After AL, we can check the coverage of the reaction space by the training set by plotting the data based on the collective variable, defined as :math:`\frac{r_1 + r_2}{2}`, where :math:`r_1` and :math:`r_2` are the two bonds formed during the Diels-Alder reaction.

.. code-block:: python
  
  import numpy as np
  from matplotlib import rc
  import matplotlib.pyplot as plt
  import ase.io as aio

  rc("text", usetex=True)

  data = aio.read("endo_ace_al.xyz", index=":")


  collective_variable = []

  for structure in data:
    r1 = structure.get_distance(1, 12)
    r2 = structure.get_distance(6, 11)
    collective_variable.append(0.5 * (r1 + r2))


  x = np.arange(0, len(collective_variable))

  clas = np.where(
    np.array(collective_variable) < 1.8,
    "PS",
    np.where(np.array(collective_variable) > 2.8, "RS", "TS"),
  )

  cdict = {"RS": "red", "TS": "blue", "PS": "black"}

  fig, ax = plt.subplots()
  for c in np.unique(clas):
    ix = np.where(clas == c)
    ax.scatter(x[ix], np.array(collective_variable)[ix], c=cdict[c], label=c, s=10)

  plt.xlabel("Index")
  plt.ylabel(r"$\frac{(r_1+r_2)}{2}$")
  plt.title("Data points")
  plt.legend()

  plt.savefig("r12_dataset.pdf", bbox_inches="tight")


.. figure:: ../images/downhill/r12_dataset.png
   :alt: Classification of the structures from the dataset.
   :width: 80%
   :align: center

   Fig. 2: Classification of the structures from the dataset based on :math:`\frac{r_1 + r_2}{2}` .  

You can see that the first 10 data points are very similar to each other - these correspond to initial data set of 10 distorted TS structures.

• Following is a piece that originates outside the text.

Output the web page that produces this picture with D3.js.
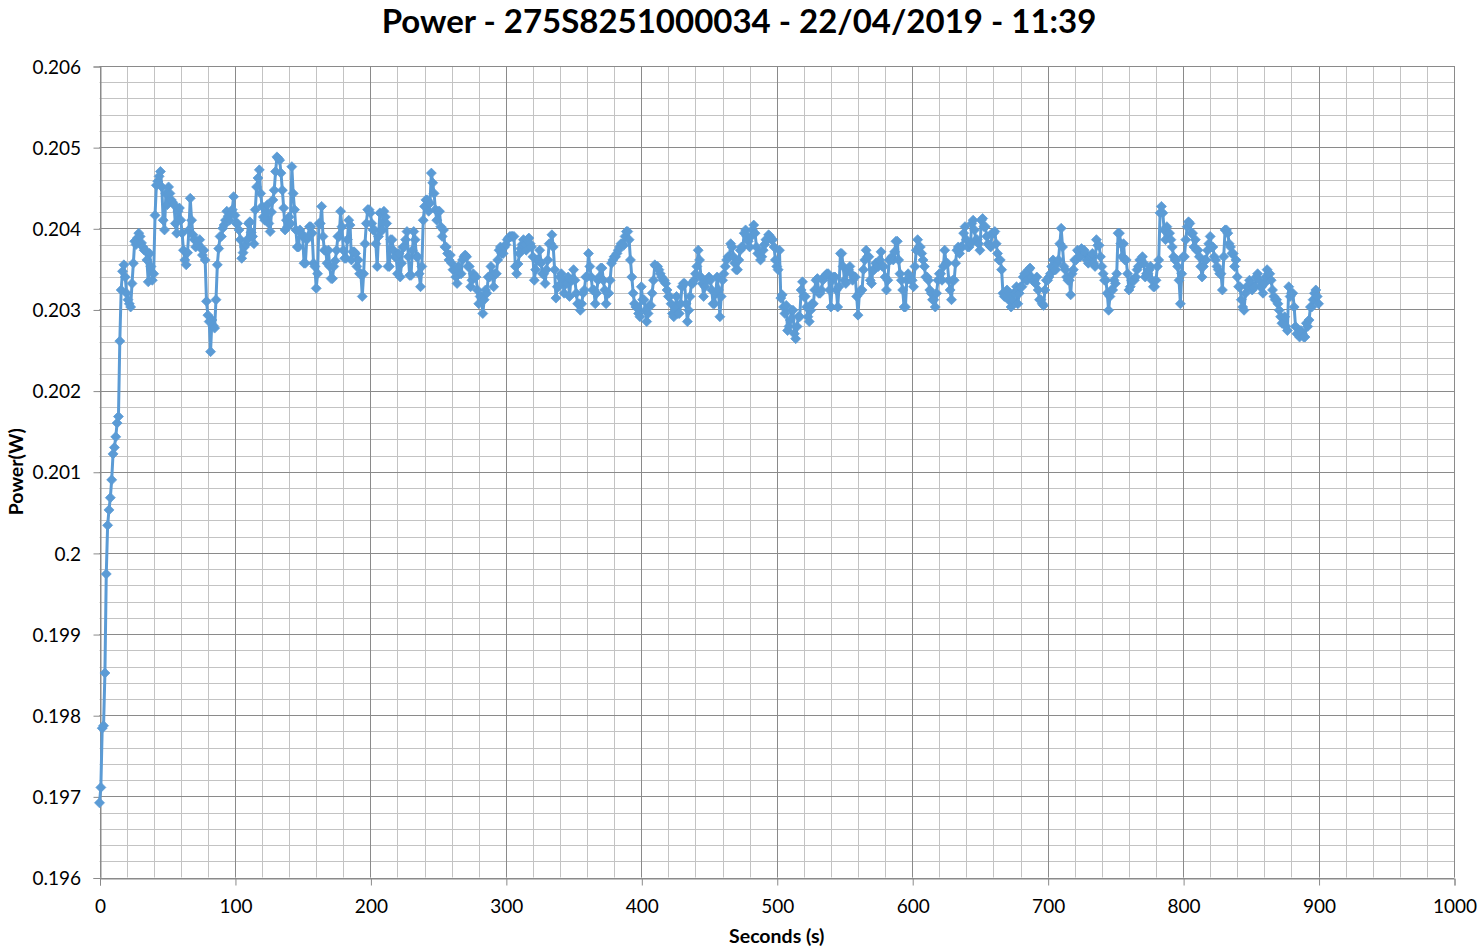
<!DOCTYPE html>
<html><head><meta charset="utf-8">
<script src="https://cdn.jsdelivr.net/npm/d3@7"></script>
<style>
body{margin:0;background:#fff}
svg{display:block}
text{font-family:Lato,"Open Sans",sans-serif;fill:#000}
</style>
</head><body>
<svg id="chart" width="1478" height="950"></svg>
<script>
const chartTitle = "Power - 275S8251000034 - 22/04/2019 - 11:39";
const xAxisTitle = "Seconds (s)";
const yAxisTitle = "Power(W)";
const xTickValues = [0,100,200,300,400,500,600,700,800,900,1000];
const yTickValues = [0.196,0.197,0.198,0.199,0.2,0.201,0.202,0.203,0.204,0.205,0.206];
const sampleStepSeconds = 1;
// power (W), one reading per second from 0 s to 900 s (10 readings per row)
const power = [
0.19692,0.19711,0.19784,0.19787,0.19852,0.19974,0.20034,0.20053,0.20068,0.20090,
0.20122,0.20130,0.20143,0.20160,0.20168,0.20261,0.20324,0.20347,0.20355,0.20340,
0.20320,0.20312,0.20307,0.20303,0.20332,0.20357,0.20384,0.20380,0.20388,0.20394,
0.20390,0.20382,0.20377,0.20373,0.20373,0.20361,0.20334,0.20369,0.20353,0.20336,
0.20344,0.20416,0.20453,0.20458,0.20464,0.20470,0.20451,0.20410,0.20398,0.20443,
0.20429,0.20451,0.20443,0.20435,0.20432,0.20429,0.20406,0.20394,0.20421,0.20425,
0.20410,0.20394,0.20373,0.20361,0.20355,0.20370,0.20398,0.20437,0.20410,0.20392,
0.20386,0.20377,0.20384,0.20380,0.20386,0.20375,0.20367,0.20373,0.20361,0.20310,
0.20293,0.20285,0.20248,0.20287,0.20280,0.20277,0.20312,0.20355,0.20375,0.20390,
0.20390,0.20400,0.20404,0.20410,0.20421,0.20415,0.20410,0.20418,0.20423,0.20439,
0.20416,0.20406,0.20406,0.20398,0.20386,0.20363,0.20370,0.20377,0.20380,0.20386,
0.20406,0.20408,0.20395,0.20390,0.20381,0.20423,0.20451,0.20462,0.20472,0.20443,
0.20427,0.20414,0.20410,0.20420,0.20429,0.20406,0.20396,0.20420,0.20435,0.20447,
0.20470,0.20488,0.20486,0.20484,0.20468,0.20447,0.20425,0.20398,0.20410,0.20402,
0.20414,0.20406,0.20476,0.20443,0.20423,0.20398,0.20377,0.20377,0.20398,0.20394,
0.20390,0.20357,0.20357,0.20386,0.20390,0.20402,0.20402,0.20394,0.20357,0.20353,
0.20326,0.20344,0.20406,0.20406,0.20427,0.20390,0.20373,0.20373,0.20357,0.20373,
0.20353,0.20338,0.20338,0.20353,0.20360,0.20373,0.20390,0.20390,0.20421,0.20402,
0.20373,0.20363,0.20363,0.20386,0.20410,0.20404,0.20361,0.20371,0.20371,0.20369,
0.20353,0.20361,0.20344,0.20344,0.20316,0.20344,0.20381,0.20406,0.20423,0.20423,
0.20419,0.20406,0.20398,0.20398,0.20381,0.20353,0.20390,0.20419,0.20398,0.20398,
0.20421,0.20414,0.20406,0.20353,0.20353,0.20386,0.20386,0.20373,0.20365,0.20365,
0.20344,0.20369,0.20340,0.20357,0.20377,0.20377,0.20386,0.20396,0.20365,0.20342,
0.20342,0.20373,0.20396,0.20386,0.20365,0.20365,0.20344,0.20328,0.20353,0.20410,
0.20427,0.20435,0.20435,0.20421,0.20431,0.20468,0.20456,0.20443,0.20423,0.20410,
0.20421,0.20421,0.20402,0.20390,0.20398,0.20377,0.20377,0.20369,0.20361,0.20367,
0.20357,0.20349,0.20349,0.20340,0.20332,0.20353,0.20344,0.20344,0.20361,0.20365,
0.20367,0.20365,0.20353,0.20353,0.20328,0.20336,0.20344,0.20340,0.20340,0.20324,
0.20307,0.20316,0.20316,0.20295,0.20312,0.20324,0.20320,0.20340,0.20340,0.20353,
0.20344,0.20328,0.20344,0.20344,0.20361,0.20373,0.20377,0.20369,0.20369,0.20377,
0.20380,0.20386,0.20388,0.20390,0.20390,0.20390,0.20390,0.20353,0.20344,0.20356,
0.20369,0.20375,0.20380,0.20386,0.20380,0.20373,0.20386,0.20388,0.20381,0.20377,
0.20365,0.20336,0.20349,0.20361,0.20361,0.20373,0.20357,0.20344,0.20344,0.20332,
0.20349,0.20361,0.20381,0.20381,0.20392,0.20377,0.20349,0.20314,0.20328,0.20328,
0.20340,0.20344,0.20336,0.20320,0.20332,0.20332,0.20340,0.20316,0.20336,0.20336,
0.20349,0.20336,0.20320,0.20307,0.20307,0.20299,0.20307,0.20320,0.20324,0.20340,
0.20340,0.20369,0.20353,0.20340,0.20324,0.20324,0.20307,0.20320,0.20336,0.20340,
0.20351,0.20351,0.20336,0.20324,0.20307,0.20320,0.20320,0.20336,0.20357,0.20361,
0.20365,0.20365,0.20369,0.20373,0.20377,0.20381,0.20381,0.20379,0.20390,0.20396,
0.20396,0.20386,0.20361,0.20340,0.20320,0.20307,0.20303,0.20303,0.20295,0.20291,
0.20328,0.20312,0.20312,0.20299,0.20285,0.20295,0.20305,0.20305,0.20320,0.20336,
0.20355,0.20353,0.20353,0.20349,0.20344,0.20340,0.20336,0.20336,0.20332,0.20324,
0.20316,0.20316,0.20307,0.20295,0.20291,0.20303,0.20316,0.20295,0.20295,0.20307,
0.20328,0.20332,0.20332,0.20307,0.20285,0.20299,0.20316,0.20332,0.20332,0.20336,
0.20344,0.20353,0.20373,0.20361,0.20340,0.20332,0.20316,0.20328,0.20336,0.20336,
0.20340,0.20336,0.20324,0.20307,0.20307,0.20320,0.20340,0.20324,0.20291,0.20316,
0.20336,0.20344,0.20353,0.20361,0.20365,0.20365,0.20381,0.20377,0.20365,0.20357,
0.20349,0.20349,0.20361,0.20373,0.20377,0.20377,0.20394,0.20398,0.20390,0.20384,
0.20377,0.20390,0.20398,0.20404,0.20394,0.20377,0.20369,0.20369,0.20361,0.20365,
0.20373,0.20380,0.20386,0.20386,0.20392,0.20390,0.20386,0.20386,0.20377,0.20361,
0.20353,0.20349,0.20373,0.20314,0.20318,0.20303,0.20295,0.20305,0.20274,0.20279,
0.20287,0.20299,0.20299,0.20270,0.20264,0.20279,0.20291,0.20291,0.20324,0.20334,
0.20316,0.20316,0.20303,0.20291,0.20285,0.20299,0.20307,0.20307,0.20324,0.20336,
0.20338,0.20320,0.20320,0.20324,0.20336,0.20340,0.20342,0.20344,0.20344,0.20324,
0.20303,0.20336,0.20340,0.20340,0.20324,0.20303,0.20328,0.20369,0.20369,0.20353,
0.20336,0.20332,0.20349,0.20349,0.20353,0.20344,0.20336,0.20340,0.20340,0.20316,
0.20293,0.20320,0.20324,0.20324,0.20349,0.20361,0.20373,0.20365,0.20365,0.20336,
0.20332,0.20349,0.20349,0.20357,0.20357,0.20353,0.20361,0.20371,0.20353,0.20353,
0.20340,0.20324,0.20336,0.20361,0.20361,0.20365,0.20361,0.20371,0.20384,0.20384,
0.20361,0.20344,0.20336,0.20324,0.20303,0.20303,0.20336,0.20344,0.20340,0.20336,
0.20336,0.20328,0.20353,0.20373,0.20386,0.20377,0.20377,0.20369,0.20361,0.20353,
0.20340,0.20340,0.20336,0.20324,0.20320,0.20312,0.20312,0.20303,0.20320,0.20336,
0.20344,0.20344,0.20336,0.20353,0.20373,0.20357,0.20357,0.20336,0.20324,0.20312,
0.20336,0.20336,0.20357,0.20373,0.20377,0.20369,0.20377,0.20377,0.20394,0.20402,
0.20386,0.20377,0.20377,0.20381,0.20406,0.20410,0.20398,0.20386,0.20386,0.20381,
0.20373,0.20410,0.20412,0.20402,0.20402,0.20390,0.20381,0.20379,0.20377,0.20394,
0.20394,0.20396,0.20381,0.20369,0.20361,0.20361,0.20349,0.20320,0.20316,0.20316,
0.20324,0.20312,0.20320,0.20303,0.20312,0.20320,0.20320,0.20328,0.20307,0.20320,
0.20328,0.20328,0.20340,0.20344,0.20336,0.20336,0.20349,0.20351,0.20340,0.20336,
0.20336,0.20332,0.20340,0.20324,0.20312,0.20312,0.20307,0.20305,0.20324,0.20336,
0.20336,0.20340,0.20344,0.20353,0.20361,0.20349,0.20349,0.20357,0.20361,0.20381,
0.20400,0.20377,0.20353,0.20349,0.20340,0.20336,0.20336,0.20318,0.20344,0.20349,
0.20361,0.20361,0.20373,0.20371,0.20365,0.20375,0.20373,0.20373,0.20369,0.20361,
0.20357,0.20365,0.20365,0.20369,0.20357,0.20353,0.20386,0.20379,0.20379,0.20365,
0.20353,0.20344,0.20336,0.20336,0.20320,0.20299,0.20316,0.20324,0.20324,0.20336,
0.20332,0.20344,0.20394,0.20394,0.20381,0.20365,0.20381,0.20361,0.20361,0.20344,
0.20324,0.20328,0.20336,0.20336,0.20336,0.20340,0.20349,0.20353,0.20361,0.20361,
0.20365,0.20357,0.20340,0.20344,0.20344,0.20349,0.20353,0.20336,0.20328,0.20328,
0.20336,0.20353,0.20361,0.20419,0.20427,0.20419,0.20398,0.20386,0.20402,0.20394,
0.20394,0.20386,0.20377,0.20365,0.20361,0.20361,0.20353,0.20336,0.20307,0.20344,
0.20365,0.20365,0.20386,0.20402,0.20408,0.20406,0.20394,0.20394,0.20377,0.20386,
0.20373,0.20373,0.20365,0.20353,0.20340,0.20353,0.20361,0.20361,0.20373,0.20381,
0.20390,0.20377,0.20377,0.20365,0.20361,0.20353,0.20349,0.20344,0.20344,0.20324,
0.20365,0.20398,0.20398,0.20394,0.20381,0.20377,0.20369,0.20369,0.20353,0.20361,
0.20340,0.20328,0.20328,0.20312,0.20303,0.20299,0.20320,0.20328,0.20328,0.20336,
0.20332,0.20324,0.20328,0.20328,0.20340,0.20344,0.20336,0.20328,0.20328,0.20320,
0.20332,0.20340,0.20349,0.20344,0.20344,0.20336,0.20324,0.20316,0.20312,0.20312,
0.20307,0.20299,0.20291,0.20283,0.20283,0.20291,0.20279,0.20274,0.20328,0.20316,
0.20320,0.20320,0.20303,0.20279,0.20270,0.20270,0.20266,0.20274,0.20270,0.20266,
0.20266,0.20283,0.20279,0.20287,0.20303,0.20303,0.20312,0.20320,0.20324,0.20316,
0.20307
];
const seconds = power.map((_, i) => i * sampleStepSeconds);

const svg = d3.select("#chart");
const plot = {left: 99.5, right: 1454, top: 66, bottom: 877.5};
const x = d3.scaleLinear().domain([0, 1000]).range([plot.left, plot.right]);
const y = d3.scaleLinear().domain([0.196, 0.206]).range([plot.bottom, plot.top]);

const minorColor = "#c3c3c3", majorColor = "#8a8a8a";
const tickFont = "19px", titleFont = "19.5px";

// minor grid
const gMinor = svg.append("g");
gMinor.selectAll("line.vx").data(d3.range(0, 1001, 20)).join("line")
  .attr("x1", d => Math.round(x(d)) + 0.5).attr("x2", d => Math.round(x(d)) + 0.5)
  .attr("y1", plot.top).attr("y2", plot.bottom)
  .attr("stroke", minorColor).attr("stroke-width", 1);
gMinor.selectAll("line.hy").data(d3.range(0, 51).map(i => 0.196 + i * 0.0002)).join("line")
  .attr("y1", d => Math.round(y(d)) + 0.5).attr("y2", d => Math.round(y(d)) + 0.5)
  .attr("x1", plot.left).attr("x2", plot.right)
  .attr("stroke", minorColor).attr("stroke-width", 1);

// major grid
const gMajor = svg.append("g");
gMajor.selectAll("line.vx").data(xTickValues).join("line")
  .attr("x1", d => Math.round(x(d)) + 0.5).attr("x2", d => Math.round(x(d)) + 0.5)
  .attr("y1", plot.top).attr("y2", plot.bottom)
  .attr("stroke", majorColor).attr("stroke-width", 1);
gMajor.selectAll("line.hy").data(yTickValues).join("line")
  .attr("y1", d => Math.round(y(d)) + 0.5).attr("y2", d => Math.round(y(d)) + 0.5)
  .attr("x1", plot.left).attr("x2", plot.right)
  .attr("stroke", majorColor).attr("stroke-width", 1);

// axes
const xAxis = svg.append("g").attr("transform", `translate(0.5,${Math.round(plot.bottom) + 0.5})`)
  .call(d3.axisBottom(x).tickValues(xTickValues).tickSize(7).tickFormat(d => String(d)));
xAxis.select(".domain").attr("stroke", majorColor);
xAxis.selectAll(".tick line").attr("stroke", majorColor);
xAxis.selectAll(".tick text").attr("y", 27.5).attr("dy", "0.35em")
  .style("font-family", "Lato").style("font-size", tickFont).attr("fill", "#000");

const yAxis = svg.append("g").attr("transform", `translate(${Math.round(plot.left) + 0.5},0.5)`)
  .call(d3.axisLeft(y).tickValues(yTickValues).tickSize(7).tickFormat(d => String(d)));
yAxis.select(".domain").attr("stroke", majorColor);
yAxis.selectAll(".tick line").attr("stroke", majorColor);
yAxis.selectAll(".tick text").attr("x", -19.5).attr("dy", "0.35em")
  .style("font-family", "Lato").style("font-size", tickFont).attr("fill", "#000");

// series
const series = seconds.map((s, i) => ({s, p: power[i]}));
const lineGen = d3.line().x(d => x(d.s)).y(d => y(d.p));
svg.append("path").datum(series)
  .attr("d", lineGen).attr("fill", "none")
  .attr("stroke", "#5b9bd5").attr("stroke-width", 3).attr("stroke-linejoin", "round");
const r = 5;
svg.append("g").selectAll("path").data(series).join("path")
  .attr("d", `M0,${-r}L${r},0L0,${r}L${-r},0Z`)
  .attr("transform", d => `translate(${x(d.s)},${y(d.p)})`)
  .attr("fill", "#5b9bd5").attr("stroke", "#5b9bd5").attr("stroke-width", 0.75);

// titles
svg.append("text").attr("x", 739).attr("y", 33).attr("text-anchor", "middle")
  .style("font-size", "33px").style("font-weight", "bold").text(chartTitle);
svg.append("text").attr("x", (plot.left + plot.right) / 2).attr("y", 943).attr("text-anchor", "middle")
  .style("font-size", titleFont).style("font-weight", "bold").text(xAxisTitle);
svg.append("text").attr("transform", `translate(23,${(plot.top + plot.bottom) / 2}) rotate(-90)`)
  .attr("text-anchor", "middle")
  .style("font-size", titleFont).style("font-weight", "bold").text(yAxisTitle);
</script>
</body></html>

Afterwards, the downhill sampling in AL generates structures of both reactants and products.

We can now check the performance of the MACE over a short 200-fs validation trajectory. 

.. figure:: ../images/downhill/endo_da_mace_orca.png
   :alt: Validation of MACE over 200 fs dynamics
   :width: 80%
   :align: center

   Fig. 3: Validation of MACE over 200 fs dynamics.  


The MAD in energy is 29 meV, corresponding to 1.32 meV/atom. MAD in forces is 77 meV/:math:`\text{Å}`. These errors are realitively high, suggesting that we might need to set the time in the AL longer than in the current settings, which is only 1 ps. 

The validation trajectory obtained in this example correspond to the reaction to products. This demonstrates that despite the errors, our MLIP is capable of describing the formation of the product state. To provide a better estimate of the performance, it might be beneficial to repeat the validation on trajectory which covers all relevant structures, including different orientations of reactants. For simplicity, we will skip this extended validation.

The resulting potential can now be used for other simulations. For instance, we can run an umbrella sampling (US) simulation to compute the free energy barrier of the reaction.

``mlp-train`` includes its own US implementation, which automatically defines the windows.

The example script can look like this:

.. code-block:: python
  
  import mlptrain as mlt
  import numpy as np
  from mlptrain.box import Box
  from mlptrain.log import logger

  mlt.Config.mace_params["calc_device"] = "cuda"

  if __name__ == "__main__":
    us = mlt.UmbrellaSampling(zeta_func=mlt.AverageDistance((1, 12), (6, 11)), kappa=10)

    irc = mlt.ConfigurationSet()
    irc.load_xyz(filename="irc_IRC_Full_trj.xyz", charge=0, mult=1)

    for config in irc:
        config.box = Box([100, 100, 100])

    irc.reverse()

    TS_mol = mlt.Molecule(name="cis_endo_TS_PBE0.xyz", charge=0, mult=1, box=None)

    system = mlt.System(TS_mol, box=Box([100, 100, 100]))

    endo = mlt.potentials.MACE("endo_ace_stagetwo", system)

    us.run_umbrella_sampling(
        irc,
        mlp=endo,
        temp=300,
        interval=5,
        dt=0.5,
        n_windows=15,
        init_ref=1.55,
        final_ref=4,
        ps=10,
    )
    us.save("wide_US")

    # Run a second, narrower US with a higher force constant
    us.kappa = 20
    us.run_umbrella_sampling(
        irc,
        mlp=endo,
        temp=300,
        interval=5,
        dt=0.5,
        n_windows=15,
        init_ref=1.7,
        final_ref=2.5,
        ps=10,
    )

    us.save("narrow_US")

    total_us = mlt.UmbrellaSampling.from_folders("wide_US", "narrow_US", temp=temp)
    total_us.wham()

.. figure:: ../images/downhill/fitted_data.png
   :alt: Windows sampled during the umbrella sampling.
   :width: 80%
   :align: center

   Fig. 4: Windows sampled during the umbrella sampling.


.. figure:: ../images/downhill/umbrella_free_energy.png
   :alt: Free energy profile for the Diels-Alder reaction in the gas phase.
   :width: 80%
   :align: center

   Fig. 5: Free energy profile for the Diels-Alder reaction in the gas phase.